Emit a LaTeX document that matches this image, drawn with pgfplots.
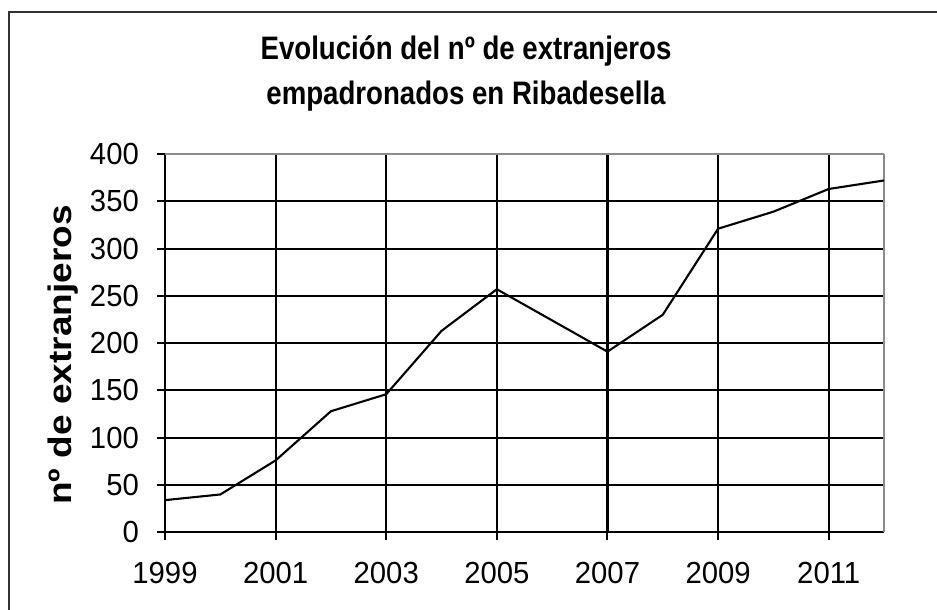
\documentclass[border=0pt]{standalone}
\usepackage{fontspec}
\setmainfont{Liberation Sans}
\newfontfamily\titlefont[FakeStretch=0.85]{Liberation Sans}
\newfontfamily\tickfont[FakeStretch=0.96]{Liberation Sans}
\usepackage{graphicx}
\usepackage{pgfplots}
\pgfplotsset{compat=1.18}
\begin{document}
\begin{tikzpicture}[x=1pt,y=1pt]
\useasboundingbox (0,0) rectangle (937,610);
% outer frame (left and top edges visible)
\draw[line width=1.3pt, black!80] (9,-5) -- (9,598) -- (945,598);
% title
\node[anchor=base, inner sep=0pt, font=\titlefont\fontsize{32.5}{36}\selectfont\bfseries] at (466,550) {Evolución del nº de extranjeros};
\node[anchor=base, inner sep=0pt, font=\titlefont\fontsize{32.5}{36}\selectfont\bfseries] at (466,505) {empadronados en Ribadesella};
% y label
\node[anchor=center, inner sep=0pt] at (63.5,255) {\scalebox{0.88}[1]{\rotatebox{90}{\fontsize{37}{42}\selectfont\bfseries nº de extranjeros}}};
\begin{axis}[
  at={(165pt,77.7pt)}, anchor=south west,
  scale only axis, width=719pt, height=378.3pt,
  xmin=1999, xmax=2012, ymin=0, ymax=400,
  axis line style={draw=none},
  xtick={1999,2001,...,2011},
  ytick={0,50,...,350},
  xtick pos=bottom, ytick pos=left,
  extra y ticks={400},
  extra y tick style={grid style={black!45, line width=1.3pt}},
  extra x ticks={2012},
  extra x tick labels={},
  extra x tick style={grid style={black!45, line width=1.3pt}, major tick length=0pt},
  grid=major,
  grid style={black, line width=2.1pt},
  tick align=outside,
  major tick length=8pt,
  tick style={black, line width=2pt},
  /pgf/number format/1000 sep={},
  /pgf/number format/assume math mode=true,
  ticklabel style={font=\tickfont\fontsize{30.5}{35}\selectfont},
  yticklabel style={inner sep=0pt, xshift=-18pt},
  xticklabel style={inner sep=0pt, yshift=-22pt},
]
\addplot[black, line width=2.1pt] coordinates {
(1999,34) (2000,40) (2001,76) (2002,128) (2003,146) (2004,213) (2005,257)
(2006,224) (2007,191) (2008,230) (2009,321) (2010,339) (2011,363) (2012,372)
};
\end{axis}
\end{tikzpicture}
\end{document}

#####

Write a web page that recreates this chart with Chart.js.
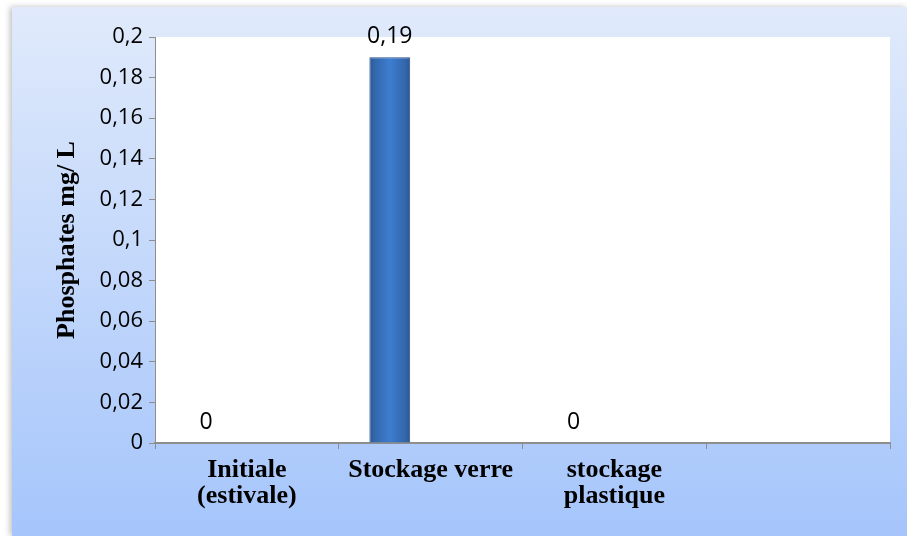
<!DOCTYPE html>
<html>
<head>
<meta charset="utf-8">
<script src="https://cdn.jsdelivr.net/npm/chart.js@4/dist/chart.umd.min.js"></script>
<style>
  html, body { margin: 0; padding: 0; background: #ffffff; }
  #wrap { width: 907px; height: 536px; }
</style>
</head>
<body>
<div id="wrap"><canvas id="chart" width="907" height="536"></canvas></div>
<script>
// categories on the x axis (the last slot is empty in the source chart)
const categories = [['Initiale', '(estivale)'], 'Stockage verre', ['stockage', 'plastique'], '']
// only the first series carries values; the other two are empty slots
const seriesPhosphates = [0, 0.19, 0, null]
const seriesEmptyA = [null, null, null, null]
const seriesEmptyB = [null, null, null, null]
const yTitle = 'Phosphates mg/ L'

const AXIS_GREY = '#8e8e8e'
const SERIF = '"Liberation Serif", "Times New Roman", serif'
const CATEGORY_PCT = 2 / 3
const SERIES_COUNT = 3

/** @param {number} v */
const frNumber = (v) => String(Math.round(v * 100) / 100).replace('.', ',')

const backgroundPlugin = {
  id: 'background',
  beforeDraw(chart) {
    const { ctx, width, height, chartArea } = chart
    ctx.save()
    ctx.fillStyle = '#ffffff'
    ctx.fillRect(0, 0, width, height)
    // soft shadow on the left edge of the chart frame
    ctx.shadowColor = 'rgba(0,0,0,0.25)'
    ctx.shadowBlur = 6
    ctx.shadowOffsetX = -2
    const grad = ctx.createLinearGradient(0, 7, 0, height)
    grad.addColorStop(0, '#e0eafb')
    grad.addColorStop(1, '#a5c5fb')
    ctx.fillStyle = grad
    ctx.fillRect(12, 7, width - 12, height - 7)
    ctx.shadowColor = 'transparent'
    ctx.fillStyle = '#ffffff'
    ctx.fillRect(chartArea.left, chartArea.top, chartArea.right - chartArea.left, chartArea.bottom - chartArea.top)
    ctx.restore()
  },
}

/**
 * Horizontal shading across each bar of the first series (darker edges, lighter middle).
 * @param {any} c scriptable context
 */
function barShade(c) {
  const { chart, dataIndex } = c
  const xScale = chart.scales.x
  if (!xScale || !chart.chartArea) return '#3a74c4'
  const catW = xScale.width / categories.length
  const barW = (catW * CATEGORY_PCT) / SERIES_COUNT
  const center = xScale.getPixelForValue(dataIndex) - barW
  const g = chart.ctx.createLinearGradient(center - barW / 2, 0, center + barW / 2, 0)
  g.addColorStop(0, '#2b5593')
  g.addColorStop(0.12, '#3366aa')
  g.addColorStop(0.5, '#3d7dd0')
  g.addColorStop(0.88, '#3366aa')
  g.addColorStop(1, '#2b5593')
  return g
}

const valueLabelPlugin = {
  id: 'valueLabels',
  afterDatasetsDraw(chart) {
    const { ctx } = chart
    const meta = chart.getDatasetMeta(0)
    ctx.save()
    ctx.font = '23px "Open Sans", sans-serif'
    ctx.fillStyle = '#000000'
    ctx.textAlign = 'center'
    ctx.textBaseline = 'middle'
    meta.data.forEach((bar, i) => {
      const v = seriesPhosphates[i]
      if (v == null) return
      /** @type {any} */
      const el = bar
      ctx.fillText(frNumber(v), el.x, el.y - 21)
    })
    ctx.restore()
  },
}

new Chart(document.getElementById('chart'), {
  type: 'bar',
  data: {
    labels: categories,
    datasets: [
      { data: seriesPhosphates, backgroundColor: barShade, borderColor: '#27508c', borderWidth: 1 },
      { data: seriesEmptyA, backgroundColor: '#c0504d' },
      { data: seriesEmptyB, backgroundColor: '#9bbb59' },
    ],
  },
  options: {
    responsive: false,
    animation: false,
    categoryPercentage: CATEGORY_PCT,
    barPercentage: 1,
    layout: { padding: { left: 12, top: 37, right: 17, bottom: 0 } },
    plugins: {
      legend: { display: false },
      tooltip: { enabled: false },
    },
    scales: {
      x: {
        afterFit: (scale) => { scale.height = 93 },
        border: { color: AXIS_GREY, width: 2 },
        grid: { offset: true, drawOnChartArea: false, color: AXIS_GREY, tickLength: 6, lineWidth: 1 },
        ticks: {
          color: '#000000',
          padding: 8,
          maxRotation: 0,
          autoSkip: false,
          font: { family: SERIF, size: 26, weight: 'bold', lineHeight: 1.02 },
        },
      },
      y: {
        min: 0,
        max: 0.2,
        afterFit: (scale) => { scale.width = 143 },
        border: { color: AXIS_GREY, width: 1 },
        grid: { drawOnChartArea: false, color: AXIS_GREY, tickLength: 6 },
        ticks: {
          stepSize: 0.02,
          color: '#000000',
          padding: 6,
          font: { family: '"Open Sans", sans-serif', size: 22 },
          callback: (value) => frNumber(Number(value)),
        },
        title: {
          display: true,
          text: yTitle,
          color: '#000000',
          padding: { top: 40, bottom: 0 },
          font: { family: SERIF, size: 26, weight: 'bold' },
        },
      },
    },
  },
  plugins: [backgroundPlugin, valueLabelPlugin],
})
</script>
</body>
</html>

#####

PROBLEM REQUIREMENTS:
Give back exactly the lines from the one containing "Write a web" to the one containing "const frNumber = (v)", both included, and no pictures.

RESPONSE TO THIS EXERCISE:
Write a web page that recreates this chart with Chart.js.
<!DOCTYPE html>
<html>
<head>
<meta charset="utf-8">
<script src="https://cdn.jsdelivr.net/npm/chart.js@4/dist/chart.umd.min.js"></script>
<style>
  html, body { margin: 0; padding: 0; background: #ffffff; }
  #wrap { width: 907px; height: 536px; }
</style>
</head>
<body>
<div id="wrap"><canvas id="chart" width="907" height="536"></canvas></div>
<script>
// categories on the x axis (the last slot is empty in the source chart)
const categories = [['Initiale', '(estivale)'], 'Stockage verre', ['stockage', 'plastique'], '']
// only the first series carries values; the other two are empty slots
const seriesPhosphates = [0, 0.19, 0, null]
const seriesEmptyA = [null, null, null, null]
const seriesEmptyB = [null, null, null, null]
const yTitle = 'Phosphates mg/ L'

const AXIS_GREY = '#8e8e8e'
const SERIF = '"Liberation Serif", "Times New Roman", serif'
const CATEGORY_PCT = 2 / 3
const SERIES_COUNT = 3

/** @param {number} v */
const frNumber = (v) => String(Math.round(v * 100) / 100).replace('.', ',')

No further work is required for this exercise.